=== Goal ===
Look through the data and write out every line with the word "script" in it.

=== Data shown ===
* * * * * * *

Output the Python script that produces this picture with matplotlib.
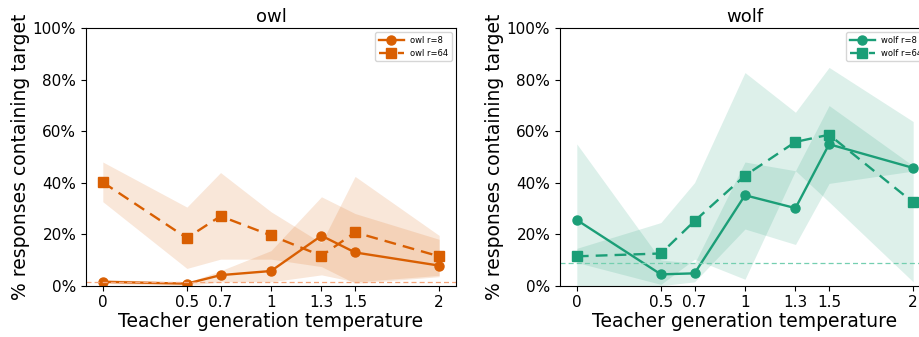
import matplotlib
matplotlib.use("Agg")
import matplotlib.pyplot as plt
from matplotlib.ticker import FuncFormatter

# Teacher sampling temperatures
temps = [0, 0.5, 0.7, 1, 1.3, 1.5, 2]
temp_labels = ["0", "0.5", "0.7", "1", "1.3", "1.5", "2"]

# owl: share of responses containing the target (%)
owl_r8 = [1.5, 0.8, 4.1, 5.7, 19.4, 12.9, 7.8]
owl_r8_lo = [0.9, 0.0, 1.5, 1.5, 4.2, 1.5, 4.0]
owl_r8_hi = [2.5, 1.2, 5.8, 13.6, 34.5, 28.0, 18.0]
owl_r64 = [40.1, 18.5, 27.0, 19.5, 11.6, 20.7, 11.4]
owl_r64_lo = [32.6, 6.7, 10.3, 10.3, 7.4, 0.9, 3.5]
owl_r64_hi = [48.0, 30.5, 43.9, 28.7, 16.6, 42.4, 19.5]
owl_base = 1.4

# wolf: share of responses containing the target (%)
wolf_r8 = [25.5, 4.4, 4.8, 35.1, 30.1, 54.9, 45.7]
wolf_r8_lo = [0.0, 0.0, 1.5, 22.0, 16.0, 39.7, 44.5]
wolf_r8_hi = [55.0, 10.0, 8.7, 48.0, 44.6, 69.9, 46.5]
wolf_r64 = [11.4, 12.5, 25.1, 42.7, 55.8, 58.6, 32.3]
wolf_r64_lo = [9.0, 0.5, 10.3, 2.5, 44.6, 32.5, 1.5]
wolf_r64_hi = [14.5, 24.5, 40.0, 82.7, 67.3, 84.7, 63.7]
wolf_base = 8.9

orange = "#d95f02"
green = "#1b9e77"
orange_base = "#f4a57a"
green_base = "#74cfb0"

fig = plt.figure(figsize=(9.2, 3.37), dpi=100)
ax_owl = fig.add_axes([86 / 920, 1 - 285.7 / 337, 370 / 920, 257.7 / 337])
ax_wolf = fig.add_axes([560 / 920, 1 - 285.7 / 337, 370 / 920, 257.7 / 337])

panels = [
    (ax_owl, "owl", orange, orange_base, owl_r8, owl_r8_lo, owl_r8_hi,
     owl_r64, owl_r64_lo, owl_r64_hi, owl_base),
    (ax_wolf, "wolf", green, green_base, wolf_r8, wolf_r8_lo, wolf_r8_hi,
     wolf_r64, wolf_r64_lo, wolf_r64_hi, wolf_base),
]

for ax, name, col, bcol, r8, r8lo, r8hi, r64, r64lo, r64hi, base in panels:
    ax.fill_between(temps, r8lo, r8hi, color=col, alpha=0.15, linewidth=0)
    ax.fill_between(temps, r64lo, r64hi, color=col, alpha=0.15, linewidth=0)
    ax.plot(temps, r8, color=col, marker="o", markersize=6.5, linewidth=1.7,
            linestyle="-", label=f"{name} r=8")
    ax.plot(temps, r64, color=col, marker="s", markersize=6.5, linewidth=1.7,
            linestyle=(0, (5, 3)), label=f"{name} r=64")
    ax.axhline(base, color=bcol, linewidth=0.9, linestyle=(0, (4, 2.5)))
    ax.set_xlim(-0.1, 2.1)
    ax.set_ylim(0, 100)
    ax.set_xticks(temps)
    ax.set_xticklabels(temp_labels, fontsize=11)
    ax.set_yticks([0, 20, 40, 60, 80, 100])
    ax.yaxis.set_major_formatter(FuncFormatter(lambda v, p: f"{v:.0f}%"))
    ax.tick_params(axis="y", labelsize=11)
    ax.set_xlabel("Teacher generation temperature", fontsize=13.5, labelpad=1)
    ax.set_ylabel("% responses containing target", fontsize=13.5, labelpad=2)
    ax.set_title(name, fontsize=13, pad=4)
    ax.legend(loc="upper right", fontsize=6, handlelength=3)

fig.savefig("out.png", dpi=100)
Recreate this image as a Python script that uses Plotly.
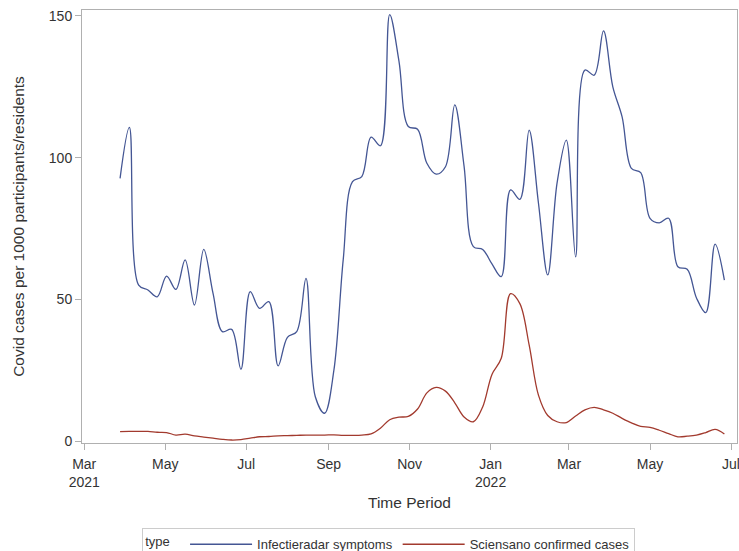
import pandas as pd
import plotly.graph_objects as go

# Weekly dates (starting 2021-03-28)
dates = pd.date_range("2021-03-28", periods=66, freq="7D")

infectieradar = [
    92.7, 110.7, 55.0, 53.3, 50.9, 58.2, 53.5, 63.9, 48.0, 67.6,
    52.1, 38.6, 39.4, 25.3, 52.7, 46.8, 49.2, 26.5, 36.6, 38.6,
    57.4, 15.6, 9.8, 25.0, 63.9, 91.5, 93.3, 107.2, 104.2, 150.5,
    134.0, 111.0, 110.0, 98.0, 94.2, 96.8, 118.6, 97.0, 68.6, 67.6,
    62.5, 58.0, 88.6, 85.3, 109.7, 84.0, 58.6, 91.0, 106.2, 65.0,
    130.9, 129.1, 144.7, 125.0, 114.4, 96.2, 94.7, 78.6, 77.0, 78.6,
    61.5, 60.6, 50.5, 45.3, 69.5, 56.8,
]

sciensano = [
    3.3, 3.4, 3.4, 3.4, 3.1, 3.0, 2.1, 2.4, 1.8, 1.4,
    1.0, 0.6, 0.35, 0.5, 1.0, 1.5, 1.6, 1.8, 1.9, 2.0,
    2.1, 2.1, 2.1, 2.2, 2.0, 2.0, 2.1, 2.5, 4.5, 7.5,
    8.4, 8.7, 11.3, 17.0, 18.9, 17.6, 13.5, 8.5, 6.8, 12.0,
    23.5, 29.2, 52.0, 48.5, 33.9, 16.2, 9.0, 6.8, 6.5, 8.8,
    11.0, 11.9, 11.0, 9.8, 8.0, 6.4, 5.2, 4.8, 3.8, 2.6,
    1.5, 1.7, 2.1, 3.0, 4.1, 2.5,
]

tick_dates = ["2021-03-01", "2021-05-01", "2021-07-01", "2021-09-01", "2021-11-01",
              "2022-01-01", "2022-03-01", "2022-05-01", "2022-07-01"]
tick_labels = ["Mar<br>2021", "May", "Jul", "Sep", "Nov", "Jan<br>2022", "Mar", "May", "Jul"]
y_ticks = [0, 50, 100, 150]

series_names = ["Infectieradar symptoms", "Sciensano confirmed cases"]
series_colors = ["#445694", "#A23A2E"]

fig = go.Figure()
for name, vals, col in zip(series_names, [infectieradar, sciensano], series_colors):
    fig.add_trace(go.Scatter(
        x=dates, y=vals, mode="lines", name=name,
        line=dict(color=col, width=1.3, shape="spline", smoothing=1.0),
    ))

axis_col = "#b0b0b0"
font_col = "#333333"
FONT = "Liberation Sans, Arial, sans-serif"

fig.update_layout(
    width=739, height=551,
    margin=dict(l=82, r=2, t=10, b=108, autoexpand=False),
    paper_bgcolor="white", plot_bgcolor="white",
    font=dict(family=FONT, size=13, color=font_col),
    showlegend=True,
    legend=dict(
        orientation="h",
        x=0.092, xanchor="left",
        y=-0.197, yanchor="top",
        title=dict(text="type  ", side="left", font=dict(size=13, color=font_col)),
        bordercolor="#cccccc", borderwidth=1,
        font=dict(size=13, color=font_col),
        itemwidth=62,
        tracegroupgap=0,
    ),
    xaxis=dict(
        range=["2021-02-27 08:00", "2022-07-05 12:00"],
        tickvals=tick_dates, ticktext=tick_labels,
        ticks="outside", ticklen=6, tickcolor=axis_col,
        ticklabelstandoff=2, ticklabeloverflow="allow",
        showline=True, linecolor=axis_col, linewidth=1, mirror=True,
        showgrid=False, zeroline=False,
        tickfont=dict(size=14, color=font_col),
        title=dict(text="Time Period", font=dict(size=15.5, color=font_col), standoff=8),
    ),
    yaxis=dict(
        range=[-0.7, 152.1],
        tickvals=y_ticks,
        ticks="outside", ticklen=6, tickcolor=axis_col,
        showline=True, linecolor=axis_col, linewidth=1, mirror=True,
        showgrid=False, zeroline=False,
        tickfont=dict(size=14, color=font_col),
        title=dict(text="Covid cases per 1000 participants/residents",
                   font=dict(size=15.5, color=font_col), standoff=20),
    ),
)

fig.write_html("out.html")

* * * * * * *

=== Expected answer ===
Output the Python script that produces this picture with matplotlib.
Recreate this image as a Python script that uses Plotly.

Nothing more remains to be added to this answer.